Leave out any pictures and transcribe all other data below exactly.

Start of SOURCE DATA

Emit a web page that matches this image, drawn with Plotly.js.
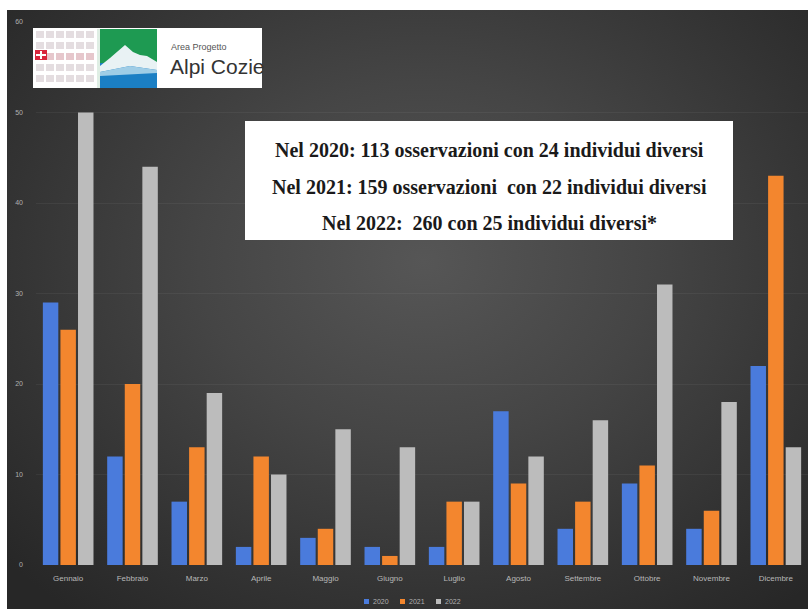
<!DOCTYPE html>
<html>
<head>
<meta charset="utf-8">
<script src="https://cdn.plot.ly/plotly-3.0.1.min.js"></script>
<style>
  html, body { margin: 0; padding: 0; background: #ffffff; }
  #wrap { position: relative; width: 808px; height: 609px; overflow: hidden; background: #ffffff; }
  #bg { position: absolute; left: 7px; top: 10px; right: 0; bottom: 0;
        background: radial-gradient(ellipse 70% 75% at 52% 42%, #565656 0%, #454545 40%, #333333 75%, #272727 100%); }
  #chart { position: absolute; left: 0; top: 0; width: 808px; height: 609px; }
</style>
</head>
<body>
<div id="wrap"><div id="bg"></div><div id="chart"></div></div>
<script>
const months = ["Gennaio","Febbraio","Marzo","Aprile","Maggio","Giugno","Luglio","Agosto","Settembre","Ottobre","Novembre","Dicembre"];
const values2020 = [29, 12, 7, 2, 3, 2, 2, 17, 4, 9, 4, 22];
const values2021 = [26, 20, 13, 12, 4, 1, 7, 9, 7, 11, 6, 43];
const values2022 = [50, 44, 19, 10, 15, 13, 7, 12, 16, 31, 18, 13];
const seriesNames = ["2020", "2021", "2022"];
const seriesColors = ["#4a7bdc", "#f3862e", "#bcbcbc"];
const yTicks = [0, 10, 20, 30, 40, 50, 60];
const infoLines = [
  "Nel 2020: 113 osservazioni con 24 individui diversi",
  "Nel 2021: 159 osservazioni  con 22 individui diversi",
  "Nel 2022:  260 con 25 individui diversi*"
];

// pixel -> paper helpers (plot area: x 36..808, y 22..565)
const L = 36, R = 808, T = 22, B = 565;
const px = x => (x - L) / (R - L);
const py = y => (B - y) / (B - T);

const traces = [values2020, values2021, values2022].map((v, i) => ({
  type: "bar", x: months, y: v, name: seriesNames[i],
  marker: { color: seriesColors[i] }, hoverinfo: "skip", showlegend: false
}));

const shapes = [];
const rect = (x0, y0, x1, y1, color) => shapes.push({
  type: "rect", xref: "paper", yref: "paper",
  x0: px(x0), x1: px(x1), y0: py(y0), y1: py(y1),
  fillcolor: color, line: { width: 0 }, layer: "above"
});
const poly = (pts, color) => shapes.push({
  type: "path", xref: "paper", yref: "paper",
  path: "M" + pts.map(p => px(p[0]) + "," + py(p[1])).join(" L") + " Z",
  fillcolor: color, line: { width: 0 }, layer: "above"
});

// logo
rect(33, 28, 262, 88, "#ffffff");
for (let c = 0; c < 6; c++) {
  for (let r = 0; r < 5; r++) {
    rect(36 + c * 10, 31 + r * 11, 44 + c * 10, 38 + r * 11, (r === 2 ? "#e6c7cc" : "#e4dde0"));
  }
}
rect(35, 50, 47, 60, "#d8263c");
rect(40, 51, 42, 59, "#ffffff");
rect(36, 54, 46, 56, "#ffffff");
rect(97, 29, 100, 88, "#dfeee4");
rect(100, 29, 157, 63, "#1e9a52");
rect(100, 63, 157, 88, "#1b7fc4");
poly([[100, 66], [110, 58], [125, 45], [133, 52], [140, 55], [147, 56], [157, 62], [157, 70], [130, 66], [100, 72]], "#e9f2f4");
poly([[100, 72], [130, 66], [157, 70], [157, 73], [100, 76]], "#9fcde6");

// info box
rect(245, 121, 733, 240, "#ffffff");

const annotations = [
  { text: "Area Progetto", x: px(169), y: py(47), xref: "paper", yref: "paper", xanchor: "left", yanchor: "middle", showarrow: false, font: { family: "Liberation Sans, Arial", size: 9, color: "#555" } },
  { text: "Alpi Cozie", x: px(168), y: py(66), xref: "paper", yref: "paper", xanchor: "left", yanchor: "middle", showarrow: false, font: { family: "Liberation Sans, Arial", size: 21, color: "#333" } }
];
const lineY = [150, 187, 223];
infoLines.forEach((t, i) => annotations.push({
  text: "<b>" + t.replace(/  /g, " \u00A0") + "</b>", x: px(489), y: py(lineY[i]), xref: "paper", yref: "paper",
  xanchor: "center", yanchor: "middle", showarrow: false,
  font: { family: "Liberation Serif, Times New Roman, serif", size: 20, color: "#1a1a1a" }
}));

// legend (bottom centre)
const legX = [364, 400, 436];
seriesNames.forEach((n, i) => {
  rect(legX[i], 599, legX[i] + 5, 604, seriesColors[i]);
  annotations.push({ text: n, x: px(legX[i] + 7), y: py(601.5), xref: "paper", yref: "paper",
    xanchor: "left", yanchor: "middle", showarrow: false,
    font: { family: "Liberation Sans, Arial", size: 7, color: "#b0b0b0" } });
});

const layout = {
  width: 808, height: 609,
  margin: { l: L, r: 808 - R, t: T, b: 609 - B, pad: 0 },
  paper_bgcolor: "rgba(0,0,0,0)", plot_bgcolor: "rgba(0,0,0,0)",
  barmode: "group", bargap: 0.18, bargroupgap: 0.12,
  xaxis: { type: "category", range: [-0.5, 11.5], showgrid: false, zeroline: false, showline: false,
           ticks: "", ticklabelstandoff: 7,
           tickfont: { family: "Liberation Sans, Arial", size: 8, color: "#b8b8b8" } },
  yaxis: { range: [0, 60], tickvals: yTicks, ticktext: yTicks.map(String), showgrid: true,
           gridcolor: "rgba(255,255,255,0.05)", zeroline: false, showline: false, ticks: "",
           ticklabelstandoff: 12,
           tickfont: { family: "Liberation Sans, Arial", size: 7, color: "#b0b0b0" } },
  showlegend: false,
  shapes: shapes, annotations: annotations
};
Plotly.newPlot("chart", traces, layout, { displayModeBar: false, staticPlot: true });
</script>
</body>
</html>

End of SOURCE DATA

* **SOLUTION**
Emit a web page that matches this image, drawn with Plotly.js.
<!DOCTYPE html>
<html>
<head>
<meta charset="utf-8">
<script src="https://cdn.plot.ly/plotly-3.0.1.min.js"></script>
<style>
  html, body { margin: 0; padding: 0; background: #ffffff; }
  #wrap { position: relative; width: 808px; height: 609px; overflow: hidden; background: #ffffff; }
  #bg { position: absolute; left: 7px; top: 10px; right: 0; bottom: 0;
        background: radial-gradient(ellipse 70% 75% at 52% 42%, #565656 0%, #454545 40%, #333333 75%, #272727 100%); }
  #chart { position: absolute; left: 0; top: 0; width: 808px; height: 609px; }
</style>
</head>
<body>
<div id="wrap"><div id="bg"></div><div id="chart"></div></div>
<script>
const months = ["Gennaio","Febbraio","Marzo","Aprile","Maggio","Giugno","Luglio","Agosto","Settembre","Ottobre","Novembre","Dicembre"];
const values2020 = [29, 12, 7, 2, 3, 2, 2, 17, 4, 9, 4, 22];
const values2021 = [26, 20, 13, 12, 4, 1, 7, 9, 7, 11, 6, 43];
const values2022 = [50, 44, 19, 10, 15, 13, 7, 12, 16, 31, 18, 13];
const seriesNames = ["2020", "2021", "2022"];
const seriesColors = ["#4a7bdc", "#f3862e", "#bcbcbc"];
const yTicks = [0, 10, 20, 30, 40, 50, 60];
const infoLines = [
  "Nel 2020: 113 osservazioni con 24 individui diversi",
  "Nel 2021: 159 osservazioni  con 22 individui diversi",
  "Nel 2022:  260 con 25 individui diversi*"
];

// pixel -> paper helpers (plot area: x 36..808, y 22..565)
const L = 36, R = 808, T = 22, B = 565;
const px = x => (x - L) / (R - L);
const py = y => (B - y) / (B - T);

const traces = [values2020, values2021, values2022].map((v, i) => ({
  type: "bar", x: months, y: v, name: seriesNames[i],
  marker: { color: seriesColors[i] }, hoverinfo: "skip", showlegend: false
}));

const shapes = [];
const rect = (x0, y0, x1, y1, color) => shapes.push({
  type: "rect", xref: "paper", yref: "paper",
  x0: px(x0), x1: px(x1), y0: py(y0), y1: py(y1),
  fillcolor: color, line: { width: 0 }, layer: "above"
});
const poly = (pts, color) => shapes.push({
  type: "path", xref: "paper", yref: "paper",
  path: "M" + pts.map(p => px(p[0]) + "," + py(p[1])).join(" L") + " Z",
  fillcolor: color, line: { width: 0 }, layer: "above"
});

// logo
rect(33, 28, 262, 88, "#ffffff");
for (let c = 0; c < 6; c++) {
  for (let r = 0; r < 5; r++) {
    rect(36 + c * 10, 31 + r * 11, 44 + c * 10, 38 + r * 11, (r === 2 ? "#e6c7cc" : "#e4dde0"));
  }
}
rect(35, 50, 47, 60, "#d8263c");
rect(40, 51, 42, 59, "#ffffff");
rect(36, 54, 46, 56, "#ffffff");
rect(97, 29, 100, 88, "#dfeee4");
rect(100, 29, 157, 63, "#1e9a52");
rect(100, 63, 157, 88, "#1b7fc4");
poly([[100, 66], [110, 58], [125, 45], [133, 52], [140, 55], [147, 56], [157, 62], [157, 70], [130, 66], [100, 72]], "#e9f2f4");
poly([[100, 72], [130, 66], [157, 70], [157, 73], [100, 76]], "#9fcde6");

// info box
rect(245, 121, 733, 240, "#ffffff");

const annotations = [
  { text: "Area Progetto", x: px(169), y: py(47), xref: "paper", yref: "paper", xanchor: "left", yanchor: "middle", showarrow: false, font: { family: "Liberation Sans, Arial", size: 9, color: "#555" } },
  { text: "Alpi Cozie", x: px(168), y: py(66), xref: "paper", yref: "paper", xanchor: "left", yanchor: "middle", showarrow: false, font: { family: "Liberation Sans, Arial", size: 21, color: "#333" } }
];
const lineY = [150, 187, 223];
infoLines.forEach((t, i) => annotations.push({
  text: "<b>" + t.replace(/  /g, " \u00A0") + "</b>", x: px(489), y: py(lineY[i]), xref: "paper", yref: "paper",
  xanchor: "center", yanchor: "middle", showarrow: false,
  font: { family: "Liberation Serif, Times New Roman, serif", size: 20, color: "#1a1a1a" }
}));

// legend (bottom centre)
const legX = [364, 400, 436];
seriesNames.forEach((n, i) => {
  rect(legX[i], 599, legX[i] + 5, 604, seriesColors[i]);
  annotations.push({ text: n, x: px(legX[i] + 7), y: py(601.5), xref: "paper", yref: "paper",
    xanchor: "left", yanchor: "middle", showarrow: false,
    font: { family: "Liberation Sans, Arial", size: 7, color: "#b0b0b0" } });
});

const layout = {
  width: 808, height: 609,
  margin: { l: L, r: 808 - R, t: T, b: 609 - B, pad: 0 },
  paper_bgcolor: "rgba(0,0,0,0)", plot_bgcolor: "rgba(0,0,0,0)",
  barmode: "group", bargap: 0.18, bargroupgap: 0.12,
  xaxis: { type: "category", range: [-0.5, 11.5], showgrid: false, zeroline: false, showline: false,
           ticks: "", ticklabelstandoff: 7,
           tickfont: { family: "Liberation Sans, Arial", size: 8, color: "#b8b8b8" } },
  yaxis: { range: [0, 60], tickvals: yTicks, ticktext: yTicks.map(String), showgrid: true,
           gridcolor: "rgba(255,255,255,0.05)", zeroline: false, showline: false, ticks: "",
           ticklabelstandoff: 12,
           tickfont: { family: "Liberation Sans, Arial", size: 7, color: "#b0b0b0" } },
  showlegend: false,
  shapes: shapes, annotations: annotations
};
Plotly.newPlot("chart", traces, layout, { displayModeBar: false, staticPlot: true });
</script>
</body>
</html>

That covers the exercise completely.